Storage Overview

Below is a table of the general storage places available on ARC and descriptions of when to use each. Please also review our Data Best Practices page for more details about data clean up, data recovery, file permissions, and tips to compress your data.

Name

Intent

Per User Maximum

Data Lifespan

Notes

Home

Long-term storage of user data or compiled exxecutables

640 GB

As long as the user account is active

Review data clean up tips.

Project

Long-term storage of shared group data/files

50 TB per faculty researcher

As long as the project account is active

Additional storage avaliable for purchasing. Review data permissions.

Scratch

Short-term storage. Preferred place to store data during calculations (i.e. not in Home).

No size limits enforced

90 days

More details in the scratch and local scratch sections. Automatic deletion. Each cluster has its own scratch.

Archive

Long-term storage for infrequently-accessed files

Available for purchasing

Length of the purchase agreement

Managed by ARC staff

Home

Home provides long-term storage for system-specific data or files, such as installed programs or compiled executables. Home can be reached the variable $HOME, so if a user wishes to navigate to their Home directory, they can simply type cd $HOME. Each user is provided a maximum of 640 GB in their Home directories (across all systems). Home directories are not allowed to exceed this limit.

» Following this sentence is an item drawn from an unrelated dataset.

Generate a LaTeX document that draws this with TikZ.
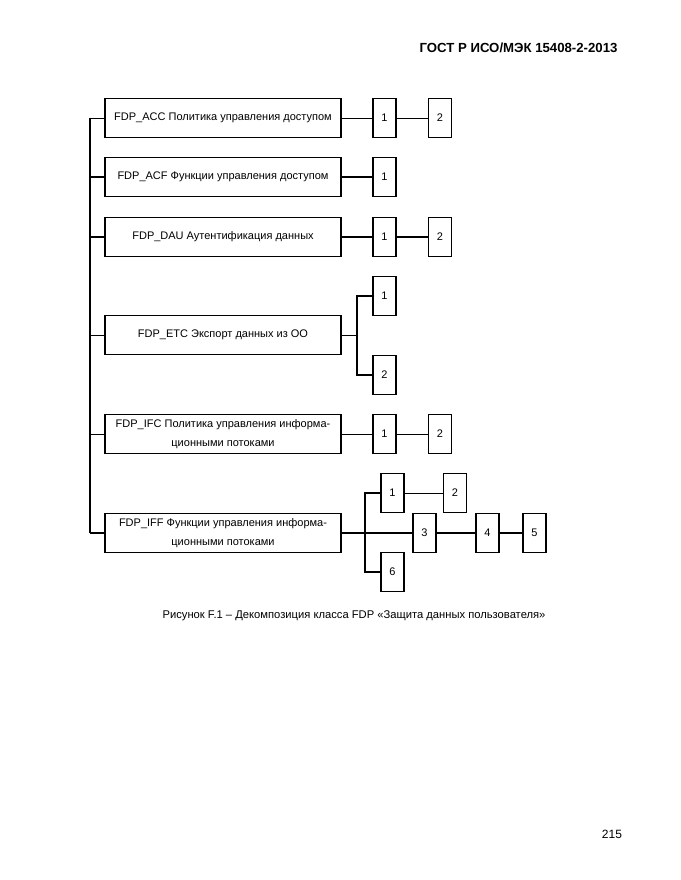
\documentclass[tikz,border=0pt]{standalone}
\usepackage{fontspec}
\setmainfont{Liberation Sans}
\usetikzlibrary{positioning}
\tikzset{
  mainbox/.style={draw, line width=1.6pt, minimum width=236pt, minimum height=39pt,
    inner sep=0pt, align=center, font=\fontsize{11}{19}\selectfont},
  numbox/.style={draw, line width=1.6pt, minimum width=23pt, minimum height=39pt,
    inner sep=0pt, font=\fontsize{11}{12}\selectfont},
  thinline/.style={line width=0.9pt},
  thickline/.style={line width=1.8pt}
}
\begin{document}
\begin{tikzpicture}[x=1pt, y=-1pt]
\useasboundingbox (0,0) rectangle (680,880);

\node[anchor=east, font=\bfseries\fontsize{13.2}{15}\selectfont] (title) at (621,48) {ГОСТ Р ИСО/МЭК 15408-2-2013};

% main boxes
\node[mainbox] (acc) at (223,118) {FDP\_ACC Политика управления доступом};
\node[mainbox] (acf) at (223,177) {FDP\_ACF Функции управления доступом};
\node[mainbox] (dau) at (223,237) {FDP\_DAU Аутентификация данных};
\node[mainbox] (etc) at (223,335) {FDP\_ETC Экспорт данных из ОО};
\node[mainbox] (ifc) at (223,434) {FDP\_IFC Политика управления информа-\\ционными потоками};
\node[mainbox] (iff) at (223,533) {FDP\_IFF Функции управления информа-\\ционными потоками};

% numbered boxes
\node[numbox] (acc1) at (384.5,118) {1};
\node[numbox] (acc2) at (440,118) {2};
\node[numbox] (acf1) at (384.5,177) {1};
\node[numbox] (dau1) at (384.5,237) {1};
\node[numbox] (dau2) at (440,237) {2};
\node[numbox] (etc1) at (384.5,296) {1};
\node[numbox] (etc2) at (384.5,375) {2};
\node[numbox] (ifc1) at (384.5,434) {1};
\node[numbox] (ifc2) at (440,434) {2};
\node[numbox] (iff1) at (392.5,493) {1};
\node[numbox] (iff2) at (455,493) {2};
\node[numbox] (iff3) at (424.5,533) {3};
\node[numbox] (iff4) at (487.5,533) {4};
\node[numbox] (iff5) at (534.5,533) {5};
\node[numbox] (iff6) at (392.5,572) {6};

% trunk
\coordinate (trunktop) at (90,118);
\coordinate (trunkbot) at (90,533);
\draw[line width=1.2pt] (trunktop) -- (trunkbot);
\draw[thinline] (acc.west) -- (acc.west -| trunktop);
\draw[thickline] (acf.west) -- (acf.west -| trunktop);
\draw[thickline] (dau.west) -- (dau.west -| trunktop);
\draw[thinline] (etc.west) -- (etc.west -| trunktop);
\draw[thinline] (ifc.west) -- (ifc.west -| trunktop);
\draw[thickline] (iff.west) -- (iff.west -| trunktop);

% sub chains
\draw[thinline] (acc) -- (acc1) -- (acc2);
\draw[thickline] (acf) -- (acf1);
\draw[thickline] (dau) -- (dau1) -- (dau2);

\coordinate (etcfork) at (357,335);
\draw[thinline] (etc.east) -- (etcfork);
\draw[thickline] (etc1.west) -| (etcfork) |- (etc2.west);

\draw[thinline] (ifc) -- (ifc1) -- (ifc2);

\coordinate (ifffork) at (365,533);
\draw[thickline] (iff.east) -- (iff3.west);
\draw[thickline] (iff1.west) -| (ifffork) |- (iff6.west);
\draw[thinline] (iff1) -- (iff2);
\draw[thickline] (iff3) -- (iff4) -- (iff5);

\node[font=\fontsize{11.2}{13}\selectfont] (caption) at (354,616) {Рисунок F.1 – Декомпозиция класса FDP «Защита данных пользователя»};
\node[font=\fontsize{12}{14}\selectfont] (pagenum) at (612,834) {215};
\end{tikzpicture}
\end{document}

Monitor your usage: a full $HOME will cause many complications

  • running jobs fail if they try to write to a Home directory when the hard limit is reached

  • You will not be able to log in to Open OnDemand (https://ood.arc.vt.edu)

  • many applications store configuration information in your home directory and will begin to fail in various ways if they cannot write to it

  • Please refer to our Data Clean Up page for more details.

Avoid reading/writing data to/from HOME in a job or using it as a working directory. Stage files into a “scratch” location to keep unnecessary I/O off of the HOME filesystem and improve performance, use Scratch and Local Scratch.

Project

Project provides long-term storage for files shared among a research project or group, facilitating collaboration and data exchange within the group. Each Virginia Tech faculty member can request group storage up to the prescribed limit at no cost by requesting a storage allocation via ColdFront. Additional storage may be purchased through the investment computing or cost center programs.

Due to the huge size of the file system (10PB) the storage is not backed up. If you would like your data to be backed up you may purchase back up storage via the cost center.

For more details about specific data permissions in the projects directory, please refer to our Data Permissions page/section for more details.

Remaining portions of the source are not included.